EXTRACTED DATA:
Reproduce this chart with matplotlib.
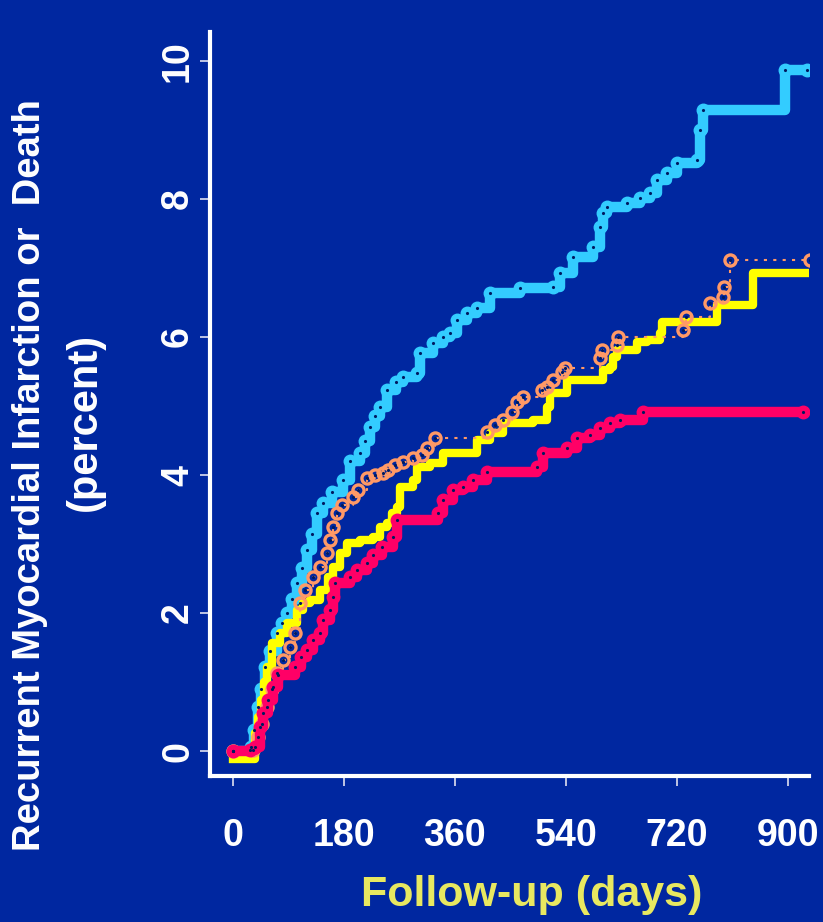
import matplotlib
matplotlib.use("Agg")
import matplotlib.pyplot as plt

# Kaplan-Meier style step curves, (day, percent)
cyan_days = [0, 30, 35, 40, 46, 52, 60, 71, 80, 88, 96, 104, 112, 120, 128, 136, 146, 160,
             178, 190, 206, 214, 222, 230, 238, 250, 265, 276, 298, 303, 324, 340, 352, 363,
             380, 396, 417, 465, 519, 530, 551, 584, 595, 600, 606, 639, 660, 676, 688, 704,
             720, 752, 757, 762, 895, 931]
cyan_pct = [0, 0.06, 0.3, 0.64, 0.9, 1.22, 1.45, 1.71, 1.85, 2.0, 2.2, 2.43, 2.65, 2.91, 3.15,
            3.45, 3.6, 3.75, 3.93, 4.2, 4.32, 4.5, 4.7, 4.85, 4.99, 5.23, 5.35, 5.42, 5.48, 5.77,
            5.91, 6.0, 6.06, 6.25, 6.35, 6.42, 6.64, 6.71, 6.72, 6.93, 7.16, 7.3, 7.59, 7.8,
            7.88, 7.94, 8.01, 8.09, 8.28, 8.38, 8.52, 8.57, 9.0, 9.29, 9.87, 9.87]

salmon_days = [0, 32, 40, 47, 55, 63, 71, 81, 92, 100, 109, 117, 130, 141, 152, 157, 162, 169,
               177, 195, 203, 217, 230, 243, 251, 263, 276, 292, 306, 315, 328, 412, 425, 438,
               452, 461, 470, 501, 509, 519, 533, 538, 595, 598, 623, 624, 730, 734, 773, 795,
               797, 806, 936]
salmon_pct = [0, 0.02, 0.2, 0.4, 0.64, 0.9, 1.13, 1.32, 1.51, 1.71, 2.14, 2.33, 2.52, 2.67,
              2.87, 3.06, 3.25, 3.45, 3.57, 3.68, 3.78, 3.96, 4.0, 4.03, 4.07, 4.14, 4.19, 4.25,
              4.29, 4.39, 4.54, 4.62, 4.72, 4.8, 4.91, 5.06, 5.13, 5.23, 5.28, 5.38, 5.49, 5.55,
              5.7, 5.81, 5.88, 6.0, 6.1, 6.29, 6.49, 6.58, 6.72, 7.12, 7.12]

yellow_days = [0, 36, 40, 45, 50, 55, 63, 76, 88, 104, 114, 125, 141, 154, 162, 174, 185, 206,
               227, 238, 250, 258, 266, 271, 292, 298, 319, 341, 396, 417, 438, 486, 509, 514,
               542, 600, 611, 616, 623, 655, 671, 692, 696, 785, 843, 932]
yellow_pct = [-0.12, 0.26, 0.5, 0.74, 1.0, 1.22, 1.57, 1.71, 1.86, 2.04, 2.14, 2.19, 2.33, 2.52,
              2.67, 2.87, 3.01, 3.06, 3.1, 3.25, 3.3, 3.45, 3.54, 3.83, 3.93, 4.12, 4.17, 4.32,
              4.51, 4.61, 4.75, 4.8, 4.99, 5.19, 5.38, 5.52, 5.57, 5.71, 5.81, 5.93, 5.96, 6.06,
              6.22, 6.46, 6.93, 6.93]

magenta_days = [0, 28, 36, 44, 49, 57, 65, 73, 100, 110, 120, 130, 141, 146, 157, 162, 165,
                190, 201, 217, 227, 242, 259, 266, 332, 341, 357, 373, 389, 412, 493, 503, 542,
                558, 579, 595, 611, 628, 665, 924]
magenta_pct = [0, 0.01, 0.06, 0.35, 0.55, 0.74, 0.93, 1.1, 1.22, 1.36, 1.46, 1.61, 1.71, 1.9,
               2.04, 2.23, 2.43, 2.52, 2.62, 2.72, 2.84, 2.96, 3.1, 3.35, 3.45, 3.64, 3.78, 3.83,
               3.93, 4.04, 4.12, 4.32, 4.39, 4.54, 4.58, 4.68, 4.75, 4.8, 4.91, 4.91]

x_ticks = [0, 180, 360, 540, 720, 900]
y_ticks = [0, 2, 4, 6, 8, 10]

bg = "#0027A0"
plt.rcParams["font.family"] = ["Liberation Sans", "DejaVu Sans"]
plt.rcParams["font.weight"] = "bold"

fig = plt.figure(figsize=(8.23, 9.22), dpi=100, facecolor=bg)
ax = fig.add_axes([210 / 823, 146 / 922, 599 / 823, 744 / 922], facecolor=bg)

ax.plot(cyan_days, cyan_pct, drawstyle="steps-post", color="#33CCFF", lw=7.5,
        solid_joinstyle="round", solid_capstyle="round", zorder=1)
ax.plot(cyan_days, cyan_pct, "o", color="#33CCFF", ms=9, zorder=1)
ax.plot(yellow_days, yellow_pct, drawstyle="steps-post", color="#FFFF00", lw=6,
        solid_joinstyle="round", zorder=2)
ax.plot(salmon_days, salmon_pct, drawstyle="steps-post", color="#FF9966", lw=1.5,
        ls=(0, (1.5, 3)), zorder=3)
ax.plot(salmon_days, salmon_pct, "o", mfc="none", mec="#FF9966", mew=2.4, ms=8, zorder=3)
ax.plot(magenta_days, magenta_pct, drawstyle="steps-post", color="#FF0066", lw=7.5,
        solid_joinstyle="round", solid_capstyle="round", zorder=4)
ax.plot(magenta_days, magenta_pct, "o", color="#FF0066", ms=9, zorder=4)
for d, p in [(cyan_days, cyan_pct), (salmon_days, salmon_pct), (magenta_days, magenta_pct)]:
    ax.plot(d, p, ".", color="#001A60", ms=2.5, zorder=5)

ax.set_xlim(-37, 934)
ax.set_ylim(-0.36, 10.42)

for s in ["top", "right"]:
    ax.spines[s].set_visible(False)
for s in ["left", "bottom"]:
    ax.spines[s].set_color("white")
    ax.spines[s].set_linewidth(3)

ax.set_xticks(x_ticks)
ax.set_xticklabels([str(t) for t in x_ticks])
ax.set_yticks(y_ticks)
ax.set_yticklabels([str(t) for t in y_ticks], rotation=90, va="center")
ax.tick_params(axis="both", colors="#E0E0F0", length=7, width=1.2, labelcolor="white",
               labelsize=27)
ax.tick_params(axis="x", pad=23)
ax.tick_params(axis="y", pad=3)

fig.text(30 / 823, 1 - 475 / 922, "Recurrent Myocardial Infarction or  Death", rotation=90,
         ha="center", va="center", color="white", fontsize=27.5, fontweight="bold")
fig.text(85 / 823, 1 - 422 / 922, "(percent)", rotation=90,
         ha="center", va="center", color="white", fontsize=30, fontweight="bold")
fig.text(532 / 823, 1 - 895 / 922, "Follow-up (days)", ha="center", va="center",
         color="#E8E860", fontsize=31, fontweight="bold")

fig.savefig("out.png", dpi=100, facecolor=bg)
--
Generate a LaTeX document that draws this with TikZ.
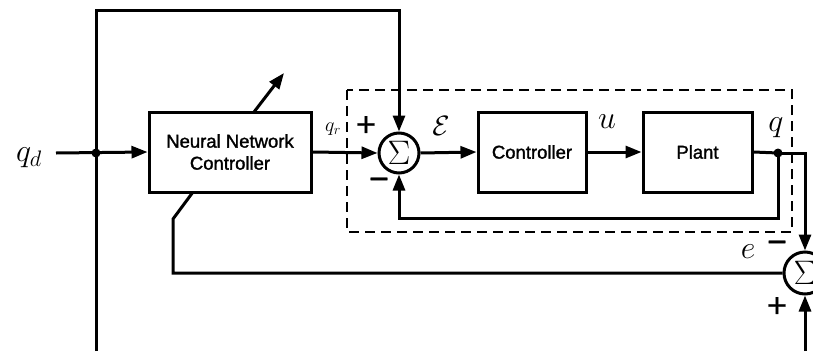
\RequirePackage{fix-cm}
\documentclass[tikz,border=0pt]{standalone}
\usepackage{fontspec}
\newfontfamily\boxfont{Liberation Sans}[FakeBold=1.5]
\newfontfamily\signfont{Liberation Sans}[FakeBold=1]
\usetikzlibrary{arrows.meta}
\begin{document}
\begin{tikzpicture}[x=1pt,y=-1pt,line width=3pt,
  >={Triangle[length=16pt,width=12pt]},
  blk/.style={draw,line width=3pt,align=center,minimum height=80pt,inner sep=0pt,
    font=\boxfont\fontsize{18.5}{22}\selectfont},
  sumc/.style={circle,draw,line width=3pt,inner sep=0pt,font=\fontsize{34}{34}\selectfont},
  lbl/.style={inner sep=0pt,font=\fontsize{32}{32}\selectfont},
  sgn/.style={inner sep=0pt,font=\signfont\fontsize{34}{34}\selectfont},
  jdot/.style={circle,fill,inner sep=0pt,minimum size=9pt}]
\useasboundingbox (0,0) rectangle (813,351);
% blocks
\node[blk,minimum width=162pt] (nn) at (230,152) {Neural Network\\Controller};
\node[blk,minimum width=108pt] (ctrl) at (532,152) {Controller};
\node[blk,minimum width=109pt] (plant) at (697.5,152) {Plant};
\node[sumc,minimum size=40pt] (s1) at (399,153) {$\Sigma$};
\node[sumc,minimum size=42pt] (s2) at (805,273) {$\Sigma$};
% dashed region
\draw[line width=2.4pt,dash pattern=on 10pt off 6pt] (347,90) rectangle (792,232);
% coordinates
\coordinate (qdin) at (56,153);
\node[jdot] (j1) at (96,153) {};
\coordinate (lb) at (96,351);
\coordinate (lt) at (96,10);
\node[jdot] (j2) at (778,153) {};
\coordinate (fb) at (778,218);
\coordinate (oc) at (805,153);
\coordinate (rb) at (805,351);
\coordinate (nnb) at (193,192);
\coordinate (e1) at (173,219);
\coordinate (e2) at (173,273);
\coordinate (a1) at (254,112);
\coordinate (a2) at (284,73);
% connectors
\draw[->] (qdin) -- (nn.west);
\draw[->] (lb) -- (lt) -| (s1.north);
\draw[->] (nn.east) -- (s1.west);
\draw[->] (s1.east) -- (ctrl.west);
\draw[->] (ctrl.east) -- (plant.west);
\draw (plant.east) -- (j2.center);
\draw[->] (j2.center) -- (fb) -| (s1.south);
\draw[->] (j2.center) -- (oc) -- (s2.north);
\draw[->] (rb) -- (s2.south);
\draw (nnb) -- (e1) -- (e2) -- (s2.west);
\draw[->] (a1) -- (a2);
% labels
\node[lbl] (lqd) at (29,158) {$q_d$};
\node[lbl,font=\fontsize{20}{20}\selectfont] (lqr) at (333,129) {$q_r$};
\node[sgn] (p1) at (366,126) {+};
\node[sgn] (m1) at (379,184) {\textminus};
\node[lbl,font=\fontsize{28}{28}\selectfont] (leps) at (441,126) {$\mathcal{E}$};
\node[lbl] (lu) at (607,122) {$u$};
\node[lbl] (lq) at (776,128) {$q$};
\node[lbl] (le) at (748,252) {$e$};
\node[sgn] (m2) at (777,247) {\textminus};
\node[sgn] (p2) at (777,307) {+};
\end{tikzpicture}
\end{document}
* * *
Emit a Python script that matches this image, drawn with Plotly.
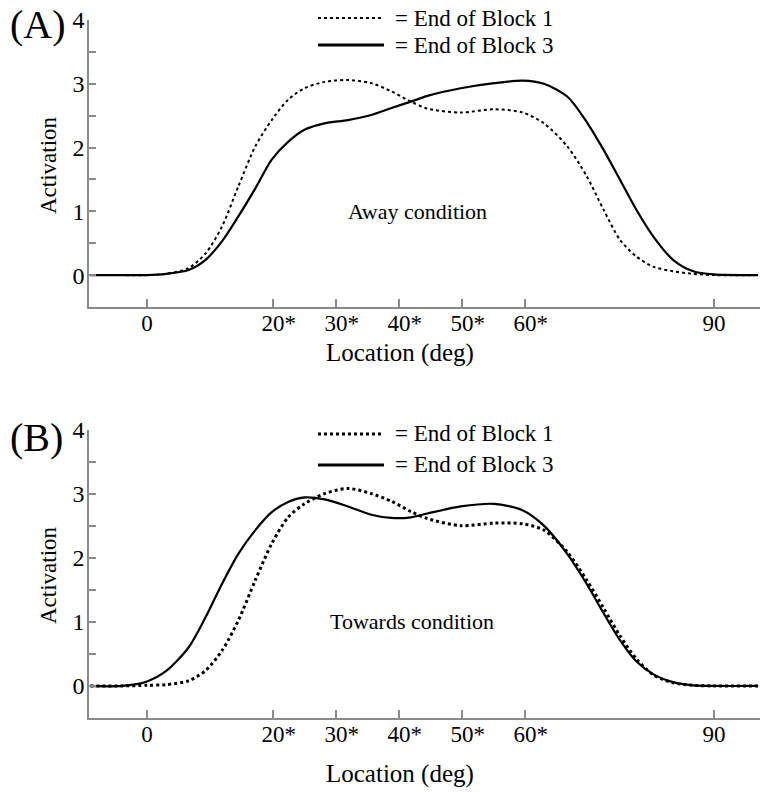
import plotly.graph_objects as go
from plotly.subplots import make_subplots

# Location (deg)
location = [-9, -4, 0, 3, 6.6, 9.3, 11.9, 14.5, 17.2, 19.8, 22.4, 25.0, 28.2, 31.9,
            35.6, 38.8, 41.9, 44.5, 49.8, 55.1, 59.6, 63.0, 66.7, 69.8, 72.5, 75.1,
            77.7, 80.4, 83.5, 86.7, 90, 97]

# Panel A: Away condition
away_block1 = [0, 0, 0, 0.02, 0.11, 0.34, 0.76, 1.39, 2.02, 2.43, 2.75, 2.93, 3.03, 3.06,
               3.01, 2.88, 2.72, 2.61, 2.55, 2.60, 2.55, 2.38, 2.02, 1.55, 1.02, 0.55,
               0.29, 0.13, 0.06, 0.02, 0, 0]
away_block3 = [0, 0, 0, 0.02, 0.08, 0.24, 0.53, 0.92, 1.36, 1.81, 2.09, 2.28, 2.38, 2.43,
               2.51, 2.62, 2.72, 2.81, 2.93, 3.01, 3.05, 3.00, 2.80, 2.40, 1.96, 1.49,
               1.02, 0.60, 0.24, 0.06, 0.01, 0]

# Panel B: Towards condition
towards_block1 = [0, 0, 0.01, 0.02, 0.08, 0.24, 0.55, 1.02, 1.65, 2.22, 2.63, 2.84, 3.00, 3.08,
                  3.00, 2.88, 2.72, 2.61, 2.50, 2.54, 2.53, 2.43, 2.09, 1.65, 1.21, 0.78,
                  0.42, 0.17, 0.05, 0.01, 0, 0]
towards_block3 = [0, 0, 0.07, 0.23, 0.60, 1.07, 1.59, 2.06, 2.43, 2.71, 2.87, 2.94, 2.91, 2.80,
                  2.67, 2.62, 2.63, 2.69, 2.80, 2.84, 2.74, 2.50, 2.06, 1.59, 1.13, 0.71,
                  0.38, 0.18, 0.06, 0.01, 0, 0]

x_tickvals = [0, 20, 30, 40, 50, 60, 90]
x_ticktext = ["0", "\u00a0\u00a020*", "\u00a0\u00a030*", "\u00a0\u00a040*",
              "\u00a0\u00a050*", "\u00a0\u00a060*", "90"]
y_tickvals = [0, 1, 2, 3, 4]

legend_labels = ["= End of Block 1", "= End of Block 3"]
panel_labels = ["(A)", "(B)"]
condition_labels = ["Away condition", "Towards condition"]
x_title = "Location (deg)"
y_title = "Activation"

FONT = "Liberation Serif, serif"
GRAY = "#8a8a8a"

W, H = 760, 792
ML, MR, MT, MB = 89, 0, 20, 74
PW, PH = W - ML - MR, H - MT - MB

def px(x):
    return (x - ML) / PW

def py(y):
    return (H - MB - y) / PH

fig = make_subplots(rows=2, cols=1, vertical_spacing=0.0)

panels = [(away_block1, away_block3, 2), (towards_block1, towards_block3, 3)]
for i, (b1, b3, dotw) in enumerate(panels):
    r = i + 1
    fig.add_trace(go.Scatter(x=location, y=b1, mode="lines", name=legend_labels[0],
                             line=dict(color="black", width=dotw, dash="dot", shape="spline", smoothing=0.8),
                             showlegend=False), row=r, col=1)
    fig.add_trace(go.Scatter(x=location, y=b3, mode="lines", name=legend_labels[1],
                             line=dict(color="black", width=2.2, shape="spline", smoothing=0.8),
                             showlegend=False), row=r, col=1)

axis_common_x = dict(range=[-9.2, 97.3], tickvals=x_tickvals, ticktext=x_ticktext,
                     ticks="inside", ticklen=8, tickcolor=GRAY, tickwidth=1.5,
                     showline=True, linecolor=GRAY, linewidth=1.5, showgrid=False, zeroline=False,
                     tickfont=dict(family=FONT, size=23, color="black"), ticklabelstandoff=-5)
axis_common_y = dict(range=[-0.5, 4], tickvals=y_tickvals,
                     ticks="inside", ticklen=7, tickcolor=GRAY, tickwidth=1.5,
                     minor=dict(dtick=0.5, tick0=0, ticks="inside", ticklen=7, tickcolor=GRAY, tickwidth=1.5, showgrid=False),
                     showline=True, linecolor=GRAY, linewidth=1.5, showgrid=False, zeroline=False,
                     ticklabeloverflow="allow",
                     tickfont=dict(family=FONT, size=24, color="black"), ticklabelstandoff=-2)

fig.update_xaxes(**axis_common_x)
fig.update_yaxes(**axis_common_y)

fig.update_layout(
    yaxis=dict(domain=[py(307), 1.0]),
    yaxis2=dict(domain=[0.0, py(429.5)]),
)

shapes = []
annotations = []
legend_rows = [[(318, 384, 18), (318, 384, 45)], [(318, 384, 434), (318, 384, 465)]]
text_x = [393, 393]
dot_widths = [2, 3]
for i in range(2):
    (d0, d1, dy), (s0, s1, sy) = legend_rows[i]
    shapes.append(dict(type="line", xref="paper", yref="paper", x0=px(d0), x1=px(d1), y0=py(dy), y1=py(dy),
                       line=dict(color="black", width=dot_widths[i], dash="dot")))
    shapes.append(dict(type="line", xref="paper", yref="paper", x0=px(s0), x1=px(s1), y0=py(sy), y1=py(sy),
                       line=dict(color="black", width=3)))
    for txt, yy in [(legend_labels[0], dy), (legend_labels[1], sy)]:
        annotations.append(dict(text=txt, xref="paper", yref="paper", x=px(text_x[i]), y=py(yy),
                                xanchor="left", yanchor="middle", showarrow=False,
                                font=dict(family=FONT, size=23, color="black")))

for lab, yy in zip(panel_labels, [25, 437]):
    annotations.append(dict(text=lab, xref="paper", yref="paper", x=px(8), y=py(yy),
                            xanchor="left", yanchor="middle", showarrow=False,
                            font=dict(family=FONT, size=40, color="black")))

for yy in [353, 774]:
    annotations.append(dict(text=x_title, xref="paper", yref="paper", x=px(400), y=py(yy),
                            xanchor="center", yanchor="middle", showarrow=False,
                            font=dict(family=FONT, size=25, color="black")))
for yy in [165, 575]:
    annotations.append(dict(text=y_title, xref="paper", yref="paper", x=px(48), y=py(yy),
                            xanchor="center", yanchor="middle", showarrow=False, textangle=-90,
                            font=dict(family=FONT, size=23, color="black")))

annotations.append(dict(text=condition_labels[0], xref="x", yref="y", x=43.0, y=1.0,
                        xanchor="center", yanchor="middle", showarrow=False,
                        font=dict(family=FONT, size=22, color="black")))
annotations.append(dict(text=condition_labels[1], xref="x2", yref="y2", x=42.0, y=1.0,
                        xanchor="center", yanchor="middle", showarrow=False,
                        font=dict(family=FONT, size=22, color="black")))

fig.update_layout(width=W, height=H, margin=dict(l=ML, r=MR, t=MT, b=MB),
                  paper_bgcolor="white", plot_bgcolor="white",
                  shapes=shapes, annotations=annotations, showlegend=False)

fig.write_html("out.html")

WHAT THE EXERCISE ASKS: Using the listing, collect all lines in which the string "this" is found.

REPLY:
Reproduce this chart with matplotlib.
Generate a LaTeX document that draws this with TikZ.
Emit a Python script that matches this image, drawn with Plotly.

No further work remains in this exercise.